RO ex-chanceler Ernesto Araújo mentiu bastante, esqueceu muito, enrolou uma barbaridade e gaguejou como nunca ninguém jamais gaguejou.

Mas não escapou de deixar claro que o desempenho do governo e o seu próprio foram um desastre no que se refere ao combate à pandemia.

Araújo deveria ter alertado Bolsonaro de que o comportamento hostil do presidente em relação à China e a outros países poderia nos prejudicar, mas não o fez. Deveria ter preservado a relação com a China, mas foi ele mesmo hostil.
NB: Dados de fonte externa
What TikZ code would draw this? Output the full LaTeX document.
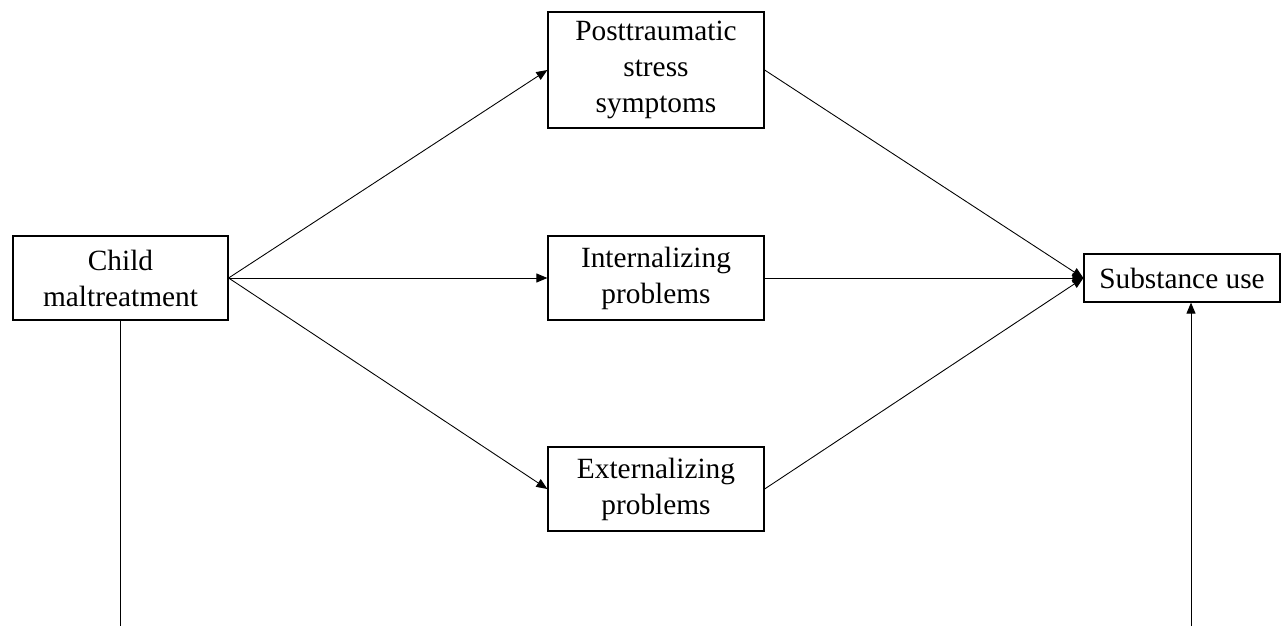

Deveria ter insistido com Bolsonaro para responder à carta da Pfizer, mas não o fez. Deveria ter aderido ao acordo celebrado por 130 países (inclusive os EUA) contra fake-news, que tanto atrapalham o combate à Covid, mas não o fez. E muito mais.

Mas Araújo não se espatifou sozinho.

O Brasil foi um dos últimos países do mundo a aderir à Covax Facility, e aderiu na cota mínima de 10%, mas foi por orientação do Ministério da Saúde. Araújo não negociou com a Venezuela, que doou oxigênio para a crise de Manaus, mas foi porque o Ministério da Saúde não pediu. E muito mais.

A chapa de Pazuello vai esquentar ainda mais — se é que isso é possível — na quarta-feira.